#### TASK BRIEF
Give every line back verbatim, dropping all images.

#### SOURCE MATERIAL
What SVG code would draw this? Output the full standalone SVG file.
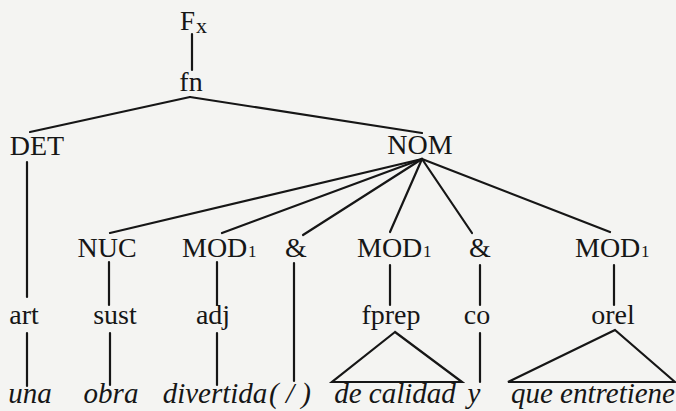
<svg xmlns="http://www.w3.org/2000/svg" width="676" height="411" viewBox="0 0 676 411">
<rect x="0" y="0" width="676" height="411" fill="#f4f4f2"/>
<g id="edges" stroke="#161616" stroke-width="2.2" fill="none" stroke-linecap="round">
<line x1="192" y1="34" x2="192" y2="70"/>
<line x1="190" y1="97" x2="30" y2="132"/>
<line x1="190" y1="97" x2="422" y2="133"/>
<line x1="27" y1="162" x2="27" y2="297"/>
<line x1="27" y1="333" x2="27" y2="386"/>
<line x1="422" y1="159" x2="110" y2="233"/>
<line x1="422" y1="159" x2="222" y2="233"/>
<line x1="422" y1="159" x2="303" y2="235"/>
<line x1="422" y1="159" x2="390" y2="232"/>
<line x1="422" y1="159" x2="472" y2="233"/>
<line x1="422" y1="159" x2="610" y2="232"/>
<line x1="109" y1="262" x2="109" y2="305"/>
<line x1="110" y1="333" x2="110" y2="385"/>
<line x1="217" y1="262" x2="217" y2="305"/>
<line x1="217" y1="333" x2="217" y2="385"/>
<line x1="294" y1="263" x2="294" y2="381"/>
<line x1="390" y1="265" x2="390" y2="305"/>
<line x1="480" y1="265" x2="480" y2="305"/>
<line x1="480" y1="333" x2="480" y2="382"/>
<line x1="614" y1="265" x2="614" y2="305"/>
<polygon points="395,332 332,382 462,382"/>
<polygon points="615,330 508,382 675,382"/>
</g>
<g id="n-Fx"><text x="180" y="30" font-family="Liberation Serif" font-size="27" fill="#161616">F</text><text x="196" y="33" font-family="Liberation Serif" font-size="22" fill="#161616">x</text></g>
<g id="n-fn"><text x="191" y="91" font-family="Liberation Serif" font-size="28" text-anchor="middle" fill="#161616">fn</text></g>
<g id="n-DET"><text x="37" y="155" font-family="Liberation Serif" font-size="28" text-anchor="middle" fill="#161616">DET</text></g>
<g id="n-NOM"><text x="420" y="154" font-family="Liberation Serif" font-size="28" text-anchor="middle" fill="#161616">NOM</text></g>
<g id="n-NUC"><text x="107" y="257" font-family="Liberation Serif" font-size="28" text-anchor="middle" fill="#161616">NUC</text></g>
<g id="n-MOD1a"><text x="182" y="257" font-family="Liberation Serif" font-size="28" fill="#161616">MOD</text><text x="248" y="257" font-family="Liberation Serif" font-size="17" fill="#161616">1</text></g>
<g id="n-amp1"><text x="296" y="257" font-family="Liberation Serif" font-size="28" text-anchor="middle" fill="#161616">&amp;</text></g>
<g id="n-MOD1b"><text x="357" y="257" font-family="Liberation Serif" font-size="28" fill="#161616">MOD</text><text x="423" y="257" font-family="Liberation Serif" font-size="17" fill="#161616">1</text></g>
<g id="n-amp2"><text x="480" y="257" font-family="Liberation Serif" font-size="28" text-anchor="middle" fill="#161616">&amp;</text></g>
<g id="n-MOD1c"><text x="575" y="257" font-family="Liberation Serif" font-size="28" fill="#161616">MOD</text><text x="641" y="257" font-family="Liberation Serif" font-size="17" fill="#161616">1</text></g>
<g id="n-art"><text x="24" y="324" font-family="Liberation Serif" font-size="28" text-anchor="middle" fill="#161616">art</text></g>
<g id="n-sust"><text x="115" y="324" font-family="Liberation Serif" font-size="28" text-anchor="middle" fill="#161616">sust</text></g>
<g id="n-adj"><text x="213" y="324" font-family="Liberation Serif" font-size="28" text-anchor="middle" fill="#161616">adj</text></g>
<g id="n-fprep"><text x="391" y="324" font-family="Liberation Serif" font-size="28" text-anchor="middle" fill="#161616">fprep</text></g>
<g id="n-co"><text x="477" y="324" font-family="Liberation Serif" font-size="28" text-anchor="middle" fill="#161616">co</text></g>
<g id="n-orel"><text x="613" y="324" font-family="Liberation Serif" font-size="28" text-anchor="middle" fill="#161616">orel</text></g>
<g id="n-una"><text x="30" y="403" font-family="Liberation Serif" font-size="29" font-style="italic" text-anchor="middle" fill="#161616">una</text></g>
<g id="n-obra"><text x="111" y="403" font-family="Liberation Serif" font-size="29" font-style="italic" text-anchor="middle" fill="#161616">obra</text></g>
<g id="n-divertida"><text x="215" y="403" font-family="Liberation Serif" font-size="29" font-style="italic" text-anchor="middle" fill="#161616">divertida</text></g>
<g id="n-slash"><text x="290" y="403" font-family="Liberation Serif" font-size="29" font-style="italic" text-anchor="middle" fill="#161616">( / )</text></g>
<g id="n-decalidad"><text x="395" y="403" font-family="Liberation Serif" font-size="29" font-style="italic" text-anchor="middle" fill="#161616">de  calidad</text></g>
<g id="n-y"><text x="474" y="403" font-family="Liberation Serif" font-size="29" font-style="italic" text-anchor="middle" fill="#161616">y</text></g>
<g id="n-que"><text x="593" y="403" font-family="Liberation Serif" font-size="29" font-style="italic" text-anchor="middle" fill="#161616">que  entretiene</text></g>
</svg>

#### RESPONSE TO THE TASK
What SVG code would draw this? Output the full standalone SVG file.
<svg xmlns="http://www.w3.org/2000/svg" width="676" height="411" viewBox="0 0 676 411">
<rect x="0" y="0" width="676" height="411" fill="#f4f4f2"/>
<g id="edges" stroke="#161616" stroke-width="2.2" fill="none" stroke-linecap="round">
<line x1="192" y1="34" x2="192" y2="70"/>
<line x1="190" y1="97" x2="30" y2="132"/>
<line x1="190" y1="97" x2="422" y2="133"/>
<line x1="27" y1="162" x2="27" y2="297"/>
<line x1="27" y1="333" x2="27" y2="386"/>
<line x1="422" y1="159" x2="110" y2="233"/>
<line x1="422" y1="159" x2="222" y2="233"/>
<line x1="422" y1="159" x2="303" y2="235"/>
<line x1="422" y1="159" x2="390" y2="232"/>
<line x1="422" y1="159" x2="472" y2="233"/>
<line x1="422" y1="159" x2="610" y2="232"/>
<line x1="109" y1="262" x2="109" y2="305"/>
<line x1="110" y1="333" x2="110" y2="385"/>
<line x1="217" y1="262" x2="217" y2="305"/>
<line x1="217" y1="333" x2="217" y2="385"/>
<line x1="294" y1="263" x2="294" y2="381"/>
<line x1="390" y1="265" x2="390" y2="305"/>
<line x1="480" y1="265" x2="480" y2="305"/>
<line x1="480" y1="333" x2="480" y2="382"/>
<line x1="614" y1="265" x2="614" y2="305"/>
<polygon points="395,332 332,382 462,382"/>
<polygon points="615,330 508,382 675,382"/>
</g>
<g id="n-Fx"><text x="180" y="30" font-family="Liberation Serif" font-size="27" fill="#161616">F</text><text x="196" y="33" font-family="Liberation Serif" font-size="22" fill="#161616">x</text></g>
<g id="n-fn"><text x="191" y="91" font-family="Liberation Serif" font-size="28" text-anchor="middle" fill="#161616">fn</text></g>
<g id="n-DET"><text x="37" y="155" font-family="Liberation Serif" font-size="28" text-anchor="middle" fill="#161616">DET</text></g>
<g id="n-NOM"><text x="420" y="154" font-family="Liberation Serif" font-size="28" text-anchor="middle" fill="#161616">NOM</text></g>
<g id="n-NUC"><text x="107" y="257" font-family="Liberation Serif" font-size="28" text-anchor="middle" fill="#161616">NUC</text></g>
<g id="n-MOD1a"><text x="182" y="257" font-family="Liberation Serif" font-size="28" fill="#161616">MOD</text><text x="248" y="257" font-family="Liberation Serif" font-size="17" fill="#161616">1</text></g>
<g id="n-amp1"><text x="296" y="257" font-family="Liberation Serif" font-size="28" text-anchor="middle" fill="#161616">&amp;</text></g>
<g id="n-MOD1b"><text x="357" y="257" font-family="Liberation Serif" font-size="28" fill="#161616">MOD</text><text x="423" y="257" font-family="Liberation Serif" font-size="17" fill="#161616">1</text></g>
<g id="n-amp2"><text x="480" y="257" font-family="Liberation Serif" font-size="28" text-anchor="middle" fill="#161616">&amp;</text></g>
<g id="n-MOD1c"><text x="575" y="257" font-family="Liberation Serif" font-size="28" fill="#161616">MOD</text><text x="641" y="257" font-family="Liberation Serif" font-size="17" fill="#161616">1</text></g>
<g id="n-art"><text x="24" y="324" font-family="Liberation Serif" font-size="28" text-anchor="middle" fill="#161616">art</text></g>
<g id="n-sust"><text x="115" y="324" font-family="Liberation Serif" font-size="28" text-anchor="middle" fill="#161616">sust</text></g>
<g id="n-adj"><text x="213" y="324" font-family="Liberation Serif" font-size="28" text-anchor="middle" fill="#161616">adj</text></g>
<g id="n-fprep"><text x="391" y="324" font-family="Liberation Serif" font-size="28" text-anchor="middle" fill="#161616">fprep</text></g>
<g id="n-co"><text x="477" y="324" font-family="Liberation Serif" font-size="28" text-anchor="middle" fill="#161616">co</text></g>
<g id="n-orel"><text x="613" y="324" font-family="Liberation Serif" font-size="28" text-anchor="middle" fill="#161616">orel</text></g>
<g id="n-una"><text x="30" y="403" font-family="Liberation Serif" font-size="29" font-style="italic" text-anchor="middle" fill="#161616">una</text></g>
<g id="n-obra"><text x="111" y="403" font-family="Liberation Serif" font-size="29" font-style="italic" text-anchor="middle" fill="#161616">obra</text></g>
<g id="n-divertida"><text x="215" y="403" font-family="Liberation Serif" font-size="29" font-style="italic" text-anchor="middle" fill="#161616">divertida</text></g>
<g id="n-slash"><text x="290" y="403" font-family="Liberation Serif" font-size="29" font-style="italic" text-anchor="middle" fill="#161616">( / )</text></g>
<g id="n-decalidad"><text x="395" y="403" font-family="Liberation Serif" font-size="29" font-style="italic" text-anchor="middle" fill="#161616">de  calidad</text></g>
<g id="n-y"><text x="474" y="403" font-family="Liberation Serif" font-size="29" font-style="italic" text-anchor="middle" fill="#161616">y</text></g>
<g id="n-que"><text x="593" y="403" font-family="Liberation Serif" font-size="29" font-style="italic" text-anchor="middle" fill="#161616">que  entretiene</text></g>
</svg>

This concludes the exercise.